= Surma (woreda) =

District in South West Ethiopia People's Region, Ethiopia

Suri woreda is a woreda found in Western Omo Zone, in the South Western Ethiopia Peoples' Regional state of Ethiopia. It is named for the Suri people, whose homeland lies largely in this woreda. Suri woreda is bordered on the south and west by South Sudan, on the northwest by the Gambela Region dimma woreda, on the north by Bero woreda, on the east by Maji woreda and on the southern part with the new pastoral zone South Omo Nyangatom woreda. A portion of the Omo National Park extends into the southern part of this woreda.

== Overview ==
The average elevation in this woreda is 2088 meters above sea level. Rivers include the Negi, Koka, tulge river, a tributary of the Akobo, which has its origins in this woreda. High points include Mt shologoy or (shulgara)(2560 meters) on the Ethiopian-South Sudanese border. According to a 2004 report, Suri woreda had 26 kilometers of dry-weather roads, for an average road density of 5 kilometers per 1000 square kilometers. This lack of roads means remote locations are accessible only by air. Only recently radio communication lines were made available in this woreda. As of 2008, about 30% of the total population of Suri has no access to drinking water and others social infrastructures .

== Demographics ==
The three largest ethnic groups reported in 1994 in the Suri woreda were the Suri people (93.79%), the Dizi (3.09%), and the Amhara (1.71%); others made up 1.41% of the population. The Suri language was spoken as a first language by 94.02% of the inhabitants; 2.9% spoke Dizin, and 2.01% spoke Amharic; the remaining 1.07% spoke other primary languages reported. Concerning education, 43.65% of the population were considered literate; 33.59% of children aged 7–12 were in primary school; 15.31% of the children aged 13–14 were in junior secondary school, and 12.5% of the inhabitants aged 15–18 were in senior secondary school.

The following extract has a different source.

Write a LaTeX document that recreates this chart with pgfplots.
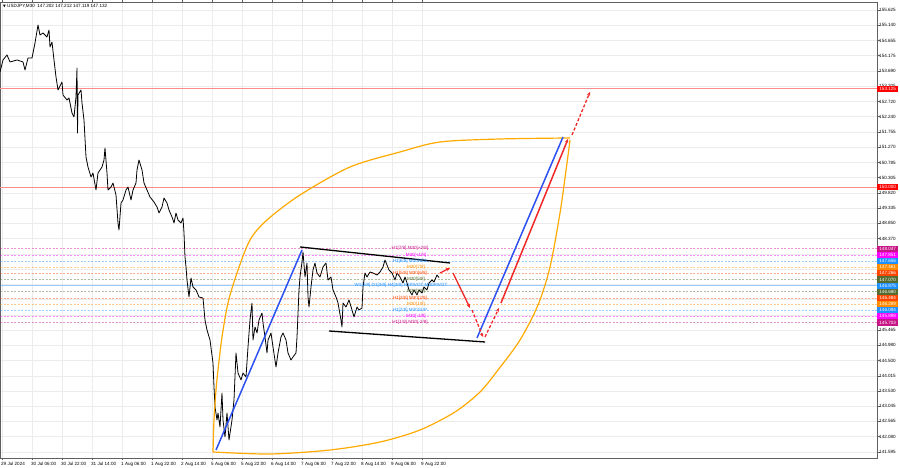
\documentclass[border=0pt]{standalone}
\usepackage{pgfplots}
\pgfplotsset{compat=1.18}
\usepackage{fontspec}
\setmainfont{Liberation Sans}
\newfontfamily\dejavu{DejaVu Sans}
\usetikzlibrary{arrows.meta}

\definecolor{mvr}{RGB}{199,21,133}
\definecolor{mag}{RGB}{255,0,255}
\definecolor{dblue}{RGB}{30,144,255}
\definecolor{dorange}{RGB}{255,140,0}
\definecolor{ored}{RGB}{255,69,0}
\definecolor{dolive}{RGB}{85,107,47}
\definecolor{leaf}{RGB}{255,170,0}
\definecolor{wblue}{RGB}{45,80,240}
\definecolor{wred}{RGB}{240,40,40}
\definecolor{hline}{RGB}{255,140,140}

\newcommand{\mtfont}{\fontsize{4.6}{5}\selectfont}

\begin{document}
\begin{tikzpicture}
\path[use as bounding box] (0,-10bp) rectangle (900bp,458bp);
\begin{axis}[
    scale only axis,
    width=877bp, height=456bp,
    xmin=0, xmax=877,
    ymin=141.403, ymax=155.879,
    clip mode=individual,
    axis line style={gray!75!black, line width=0.6pt},
    tick align=outside,
    major tick length=2.5bp,
    tick style={gray!75!black, line width=0.4pt},
    grid=major,
    major grid style={gray!15, line width=0.4pt},
    xtick={2,32,62,92,122,152,182,212,242,272,302,332,362,392,422},
    xticklabels={29 Jul 2024,30 Jul 06:00,30 Jul 22:00,31 Jul 14:00,1 Aug 06:00,1 Aug 22:00,2 Aug 14:00,5 Aug 06:00,5 Aug 22:00,6 Aug 14:00,7 Aug 06:00,7 Aug 22:00,8 Aug 14:00,9 Aug 06:00,9 Aug 22:00},
    x tick label style={font=\mtfont, anchor=north west, inner sep=0pt, xshift=-1bp, yshift=-1.5bp},
    ytick={141.595,142.080,142.565,143.045,143.530,144.015,144.500,144.980,145.465,145.950,146.430,146.915,147.400,147.885,148.370,148.850,149.335,149.820,150.305,150.785,151.270,151.755,152.240,152.720,153.205,153.690,154.175,154.655,155.140,155.625},
    yticklabels={141.595,142.080,142.565,143.045,143.530,144.015,144.500,144.980,145.465,{},{},{},{},{},148.370,148.850,149.335,149.820,150.305,150.785,151.270,151.755,152.240,152.720,153.205,153.690,154.175,154.655,155.140,155.625},
    yticklabel pos=right,
    y tick label style={font=\mtfont, anchor=west, inner sep=0pt, xshift=-0.5bp},
]

% key horizontal levels
\addplot[hline, line width=1bp] coordinates {(0,153.125) (877,153.125)};
\addplot[hline, line width=1.3bp] coordinates {(0,150.000) (877,150.000)};

% Murrey math levels
\addplot[mvr, draw opacity=0.45, line width=0.6bp, dash pattern=on 2bp off 1.5bp] coordinates {(0,148.047) (877,148.047)};
\addplot[mag, draw opacity=0.45, line width=0.6bp, dash pattern=on 2bp off 1.5bp] coordinates {(0,147.851) (877,147.851)};
\addplot[dblue, draw opacity=0.45, line width=0.6bp, dash pattern=on 2bp off 1.5bp] coordinates {(0,147.656) (877,147.656)};
\addplot[dorange, draw opacity=0.45, line width=0.6bp, dash pattern=on 2bp off 1.5bp] coordinates {(0,147.461) (877,147.461)};
\addplot[ored, draw opacity=0.45, line width=0.6bp, dash pattern=on 2bp off 1.5bp] coordinates {(0,147.266) (877,147.266)};
\addplot[dolive, draw opacity=0.45, line width=0.6bp, dash pattern=on 2bp off 1.5bp] coordinates {(0,147.070) (877,147.070)};
\addplot[dblue, draw opacity=0.45, line width=0.7bp] coordinates {(0,146.875) (877,146.875)};
\addplot[dolive, draw opacity=0.45, line width=0.6bp, dash pattern=on 2bp off 1.5bp] coordinates {(0,146.680) (877,146.680)};
\addplot[ored, draw opacity=0.45, line width=0.6bp, dash pattern=on 2bp off 1.5bp] coordinates {(0,146.484) (877,146.484)};
\addplot[dorange, draw opacity=0.45, line width=0.6bp, dash pattern=on 2bp off 1.5bp] coordinates {(0,146.289) (877,146.289)};
\addplot[dblue, draw opacity=0.45, line width=0.6bp, dash pattern=on 2bp off 1.5bp] coordinates {(0,146.094) (877,146.094)};
\addplot[mag, draw opacity=0.45, line width=0.6bp, dash pattern=on 2bp off 1.5bp] coordinates {(0,145.898) (877,145.898)};
\addplot[mvr, draw opacity=0.45, line width=0.6bp, dash pattern=on 2bp off 1.5bp] coordinates {(0,145.703) (877,145.703)};

% USDJPY M30 price path
\addplot[black, line width=0.8bp, line join=round] coordinates {
(0,153.657) (3,154.038) (7,154.197) (10,153.975) (17,154.038) (23,153.975) (25,153.721)
(28,154.102) (32,154.102) (35,154.578) (38,155.149) (40,154.832) (43,154.895) (47,154.768)
(49,154.991) (50,154.451) (52,154.610) (54,154.038) (56,153.499) (58,153.086) (62,153.340)
(63,152.927) (67,152.768) (69,152.832) (72,152.356) (74,152.229) (76,152.864) (77,153.784)
(77.5,151.721) (78,152.927) (81,153.086) (82,152.673) (84,152.133) (86,150.959) (88,150.641)
(91,150.324) (93,150.451) (96,149.911) (98,150.451) (102,150.641) (104,150.864) (105,151.245)
(107,150.451) (108,149.911) (111,150.006) (113,150.133) (116,149.753) (118,148.864) (119,148.641)
(121,149.499) (123,149.594) (126,149.911) (128,150.006) (131,149.594) (133,149.911) (136,150.133)
(137,150.546) (139,150.864) (142,150.546) (144,150.133) (147,149.911) (150,149.689) (154,149.530)
(157,149.372) (159,149.181) (162,149.372) (164,149.657) (167,149.499) (169,149.276) (172,149.054)
(174,148.864) (176,149.181) (178,148.959) (181,148.864) (183,149.022) (184,148.546) (185,147.784)
(186,147.467) (187,147.054) (189,146.514) (191,147.118) (193,146.832) (196,146.737) (199,146.514)
(203,146.483) (205,145.784) (207,145.467) (210,145.149) (213,144.419) (214,143.657) (215,143.022)
(217,142.610) (218,142.832) (220,142.387) (222,143.467) (223,142.610) (225,142.070) (227,142.832)
(229,141.975) (232,142.610) (234,143.245) (236,144.737) (238,144.102) (241,143.880) (243,144.102)
(246,143.975) (248,144.927) (250,145.784) (252,146.324) (253,145.149) (255,145.562) (257,145.372)
(259,145.784) (262,146.006) (263,145.689) (265,145.245) (267,144.737) (268,145.149) (271,145.372)
(273,144.927) (276,144.292) (278,144.737) (281,145.245) (283,145.372) (286,145.149) (288,144.737)
(291,144.514) (293,144.610) (296,144.737) (297,145.245) (299,146.737) (300,147.149) (302,147.626)
(303,147.943) (305,147.149) (307,147.594) (308,146.514) (309,146.197) (311,146.832) (313,147.372)
(315,147.594) (317,147.276) (320,147.149) (323,147.467) (326,147.594) (328,147.054) (331,147.149)
(333,146.737) (336,146.514) (338,146.324) (341,145.784) (342,145.562) (343,146.324) (346,146.197)
(349,146.419) (352,146.102) (354,145.880) (357,146.197) (359,146.102) (362,146.165) (363,146.832)
(365,147.276) (367,147.149) (370,147.308) (373,147.276) (377,147.213) (380,147.308) (383,147.467)
(385,147.689) (387,147.530) (389,147.372) (392,147.276) (395,147.054) (397,147.276) (400,147.149)
(403,146.959) (405,147.149) (407,146.959) (409,146.737) (412,146.578) (414,146.737) (417,146.578)
(419,146.737) (422,146.641) (424,146.832) (427,146.737) (429,146.959) (432,147.054) (434,146.991)
(437,147.213) (439,147.132)
};

% leaf curves
\addplot[leaf, line width=1.2bp, smooth, tension=0.5] coordinates {
(213,141.594) (214,142.610) (216,143.562) (218,144.197) (222,145.245) (228,146.324) (237,147.276)
(250,148.324) (267,148.959) (300,149.753) (350,150.641) (400,151.118) (440,151.435) (500,151.530)
(570,151.562)
};
\addplot[leaf, line width=1.2bp, smooth, tension=0.5] coordinates {
(213,141.594) (270,141.530) (330,141.657) (380,141.911) (420,142.292) (455,142.864) (480,143.499)
(498,144.197) (520,145.149) (538,146.260) (550,147.467) (560,149.181) (567,150.768) (570,151.499)
};

% channel
\addplot[black, line width=1.3bp] coordinates {(300,148.102) (450,147.594)};
\addplot[black, line width=1.3bp] coordinates {(329,145.435) (485,145.086)};

% waves
\addplot[wblue, line width=1.5bp] coordinates {(216,141.657) (302,148.006)};
\addplot[wblue, line width=1.5bp] coordinates {(477,145.213) (563,151.594)};
\addplot[wred, line width=1.3bp, -{Stealth[length=4bp,width=3.5bp]}] coordinates {(440,147.276) (450,147.435)};
\addplot[wred, line width=1.3bp, -{Stealth[length=4bp,width=3.5bp]}] coordinates {(453,147.276) (470,146.165)};
\addplot[wred, line width=1.3bp, dash pattern=on 3bp off 2bp, -{Stealth[length=4bp,width=3.5bp]}] coordinates {(472,146.102) (483,145.245)};
\addplot[wred, line width=1.3bp, dash pattern=on 3bp off 2bp, -{Stealth[length=4bp,width=3.5bp]}] coordinates {(485,145.245) (499,146.165)};
\addplot[wred, line width=1.5bp, -{Stealth[length=4bp,width=3.5bp]}] coordinates {(501,146.324) (568,151.530)};
\addplot[wred, line width=1.3bp, dash pattern=on 3bp off 2bp, -{Stealth[length=4bp,width=3.5bp]}] coordinates {(572,151.657) (590,153.022)};

% level texts
\begin{scope}[every node/.style={font=\mtfont, inner sep=0pt}]
\node[text=mvr] at (axis cs:410,148.047) {H1[7/8] M30[+2/8]};
\node[text=mag] at (axis cs:416,147.851) {M30[+1/8]};
\node[text=dblue] at (axis cs:410,147.656) {H1[6/8] M30RES};
\node[text=dorange] at (axis cs:416,147.461) {M30[7/8]};
\node[text=ored] at (axis cs:410,147.266) {H1[5/8] M30[6/8]};
\node[text=dolive] at (axis cs:416,147.070) {M30[5/8]};
\node[text=dblue] at (axis cs:401,146.875) {W1[3/8] D1[3/8] H4[3/8] H1PIVOT M30PIVOT};
\node[text=dolive] at (axis cs:416,146.680) {M30[3/8]};
\node[text=ored] at (axis cs:410,146.484) {H1[3/8] M30[2/8]};
\node[text=dorange] at (axis cs:416,146.289) {M30[1/8]};
\node[text=dblue] at (axis cs:410,146.094) {H1[2/8] M30SUP};
\node[text=mag] at (axis cs:416,145.898) {M30[-1/8]};
\node[text=mvr] at (axis cs:410,145.703) {H1[1/8] M30[-2/8]};
\end{scope}

% price boxes on the scale
\begin{scope}[every node/.style={font=\mtfont, text=white, inner sep=0pt, minimum width=21bp, minimum height=6.2bp, anchor=west}]
\node[fill=red] at (axis cs:877,153.125) {153.125};
\node[fill=red] at (axis cs:877,150.000) {150.000};
\node[fill=mvr] at (axis cs:877,148.047) {148.047};
\node[fill=mag] at (axis cs:877,147.851) {147.851};
\node[fill=dblue] at (axis cs:877,147.656) {147.656};
\node[fill=dorange] at (axis cs:877,147.461) {147.461};
\node[fill=ored] at (axis cs:877,147.266) {147.266};
\node[fill=dolive] at (axis cs:877,147.070) {147.070};
\node[fill=dblue] at (axis cs:877,146.875) {146.875};
\node[fill=dolive] at (axis cs:877,146.680) {146.680};
\node[fill=ored] at (axis cs:877,146.484) {146.484};
\node[fill=dorange] at (axis cs:877,146.289) {146.289};
\node[fill=dblue] at (axis cs:877,146.094) {146.094};
\node[fill=mag] at (axis cs:877,145.898) {145.898};
\node[fill=mvr] at (axis cs:877,145.703) {145.703};
\end{scope}

\node[anchor=north west, font=\mtfont, inner sep=0pt] at ([xshift=3bp,yshift=-2.5bp]rel axis cs:0,1) {{\dejavu\fontsize{3.6}{4}\selectfont ▼} USDJPY,M30\ \ 147.202 147.212 147.119 147.132};
\end{axis}
\end{tikzpicture}
\end{document}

Concerning sanitary conditions, about 70% of the urban and 16% of the total had toilet facilities.
Based on the (most recent) 2007 Population Census conducted by the CSA, the woreda had a total population of 24,598, of whom 11,794 were men and 12,804 women; 914 or 3.72% of its population were 'urban dwellers' (i.e., living in the small towns in the area. The majority of the inhabitants practice traditional beliefs, with 96.25% of the population reporting that belief, 1.63% practiced Ethiopian Orthodox Christianity, and 1.59% were Protestants. In recent years the number of converts to Protestant-Evangelical faiths has increased.